13 July books

Non-fiction
The Bloody Sunday Report, Volume IV (2010)
A Room of One’s Own, by Virginia Woolf (2013)
The 4-Hour Workweek, by Timothy Ferriss (2016)

Non-genre
The Complete Stories of Zora Neale Hurston (2013)
The Luminaries, by Eleanor Catton (2015)
The Cider House Rules, by John Irving (2023)

SF
The Compleat Enchanter – The Magical Misadventures of Harold Shea, by L Sprague de Camp and Fletcher Pratt (2006)
PEACE, by Gene Wolfe (2008)
The Moon is a Harsh Mistress, by Robert A. Heinlein (2009)
Nexus, by Ramez Naam (2014)
HWJN, by Ibraheem Abbas (2017)
Full Immersion, by Gemma Amor (2023)

Doctor Who
The Glamour Chase, by Gary Russell (2011)

Comics
Weapons of Mass Diplomacy, by Abel Lanzac and Christophe Blain (2018)
Die, Volume 1: Fantasy Heartbreaker, by Kieron Gillen and Stephanie Hans, letters by Clayton Cowles (2020)
LaGuardia, written by Nnedi Okorafor, art by Tana Ford, colours by James Devlin (2020)
Monstress, Volume 4: The Chosen, written by Marjorie Liu, art by Sana Takeda (2020)
Mooncakes, by Wendy Xu and Suzanne Walker, letters by Joamette Gil (2020)
Paper Girls, Vols 1-6, written by Brian K. Vaughan, drawn by Cliff Chiang, colours by Matt Wilson, letters by Jared K. Fletcher (2020)
The Wicked + The Divine, Vols 1-9, by Kieron Gillen and Jamie McKelvie, colours by Matt Wilson, letters by Clayton Cowles (2020)

The best
Virginia Woolf’s A Room of One’s Own is passionate, witty and essential, and I wish I had read it twenty-five years earlier. (Review; get it here)

Honorable mentions
The Cider House Rules is a lot longer, but also very much worth reading for a humane take on abortion, and much else, in mid-twentieth-century rural Maine. (Review; get it here)
The Complete Stories of Zora Neale Hurston includes many jewels by the great writer herself, and also a moving epilogue about finding her grave. (Review; get it here)

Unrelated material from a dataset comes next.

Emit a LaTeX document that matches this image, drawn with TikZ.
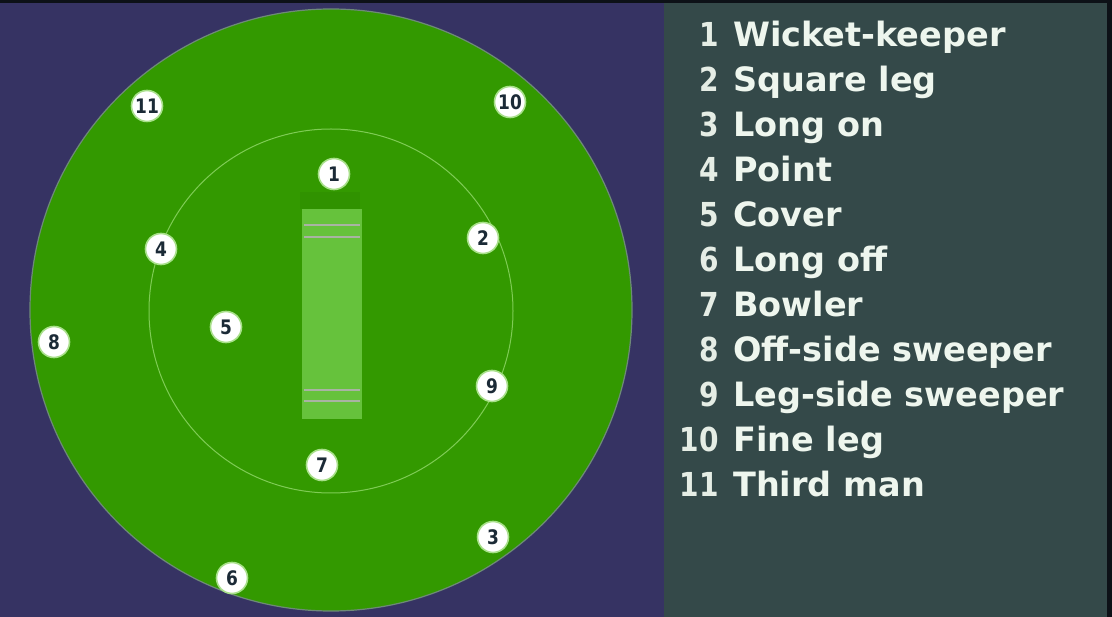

The one you haven’t heard of
Arthur Vlaminck is plucked from his almost-completed PhD to become speech-writer for the French Foreign Minister. Grim and well-observed hilarity ensues in Weapons of Mass Diplomacy. (Review; get it here)

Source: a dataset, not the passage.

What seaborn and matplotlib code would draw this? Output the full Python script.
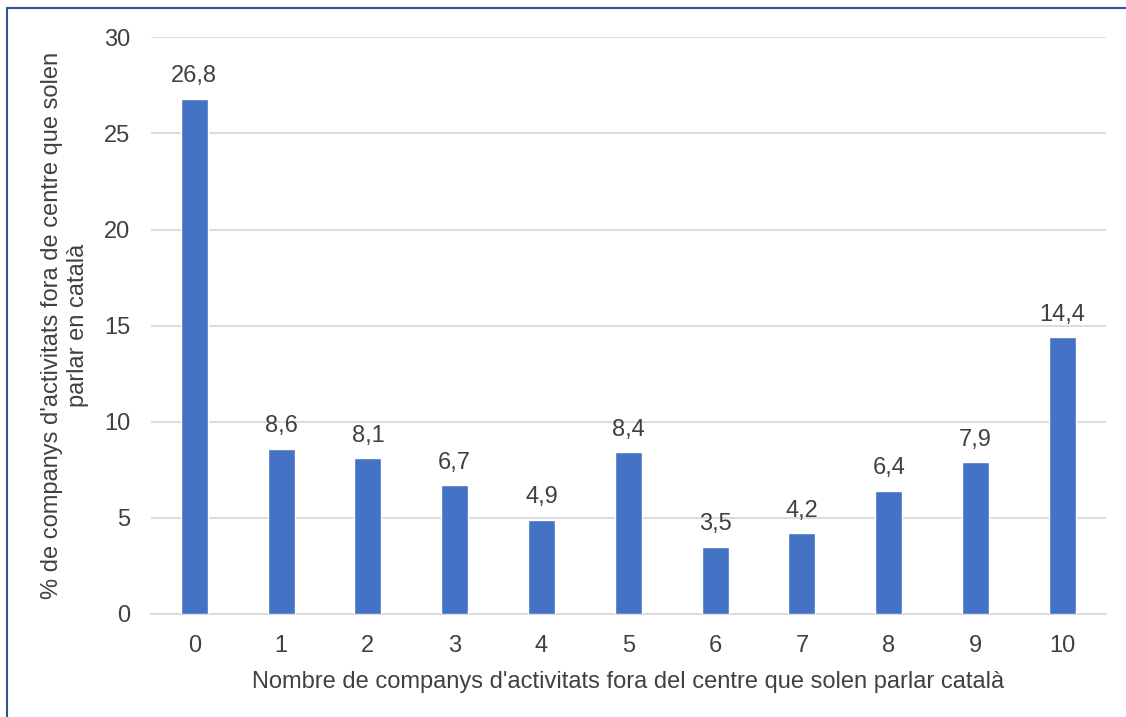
import matplotlib
matplotlib.use("Agg")
import matplotlib.pyplot as plt
import seaborn as sns
import pandas as pd

categories = ["0", "1", "2", "3", "4", "5", "6", "7", "8", "9", "10"]
values = [26.8, 8.6, 8.1, 6.7, 4.9, 8.4, 3.5, 4.2, 6.4, 7.9, 14.4]

sns.set_style("white")
plt.rcParams['font.family'] = ['Liberation Sans', 'DejaVu Sans']

df = pd.DataFrame({"cat": categories, "val": values})

fig = plt.figure(figsize=(11.26, 7.17), dpi=100)
ax = fig.add_axes([0.134, 0.1437, 0.848, 0.8043])

sns.barplot(data=df, x="cat", y="val", color="#4472C4", width=0.31,
            saturation=1, ax=ax, zorder=3)

ax.set_ylim(0, 30)
ax.set_yticks(range(0, 31, 5))
ax.yaxis.grid(True, color="#D9D9D9", linewidth=1.3, zorder=0)
for s in ["top", "right", "left"]:
    ax.spines[s].set_visible(False)
ax.spines["bottom"].set_color("#D9D9D9")
ax.spines["bottom"].set_linewidth(1.3)
ax.tick_params(axis="both", length=0, labelsize=17, labelcolor="#404040")
ax.tick_params(axis="y", pad=15)
ax.tick_params(axis="x", pad=15)

for i, v in enumerate(values):
    ax.text(i, v + 0.6, f"{v:.1f}".replace(".", ","), ha="center", va="bottom",
            fontsize=17, color="#404040")

ax.set_xlabel("Nombre de companys d'activitats fora del centre que solen parlar català",
              fontsize=17, color="#404040", labelpad=10)
ax.set_ylabel("% de companys d'activitats fora de centre que solen\nparlar en català",
              fontsize=17, color="#404040", labelpad=11)

# frame line of the original image (left and top edges)
fig.add_artist(plt.Line2D([0.0062, 0.0062], [0, 0.989], transform=fig.transFigure,
                          color="#2F5597", linewidth=1.5))
fig.add_artist(plt.Line2D([0.0062, 1], [0.989, 0.989], transform=fig.transFigure,
                          color="#2F5597", linewidth=1.5))

fig.savefig("out.png", dpi=100)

My favourite of my own reviews from this day

Reading “The Compleat Enchanter“,
when I came to the fourth section,
(set in Finland’s Kalevala)
somehow I began to wonder:
Can one write LiveJournal entries
in iambic tetrameter?
(Yes, I know that last word’s bogus
and perhaps that gives the answer.)

(Review; get it here)

The one to avoid
Full Immersion, by Gemma Amor, attempts to turn intense personal psychiatric experience into a novel and doesn’t succeed. (Review; get it here.)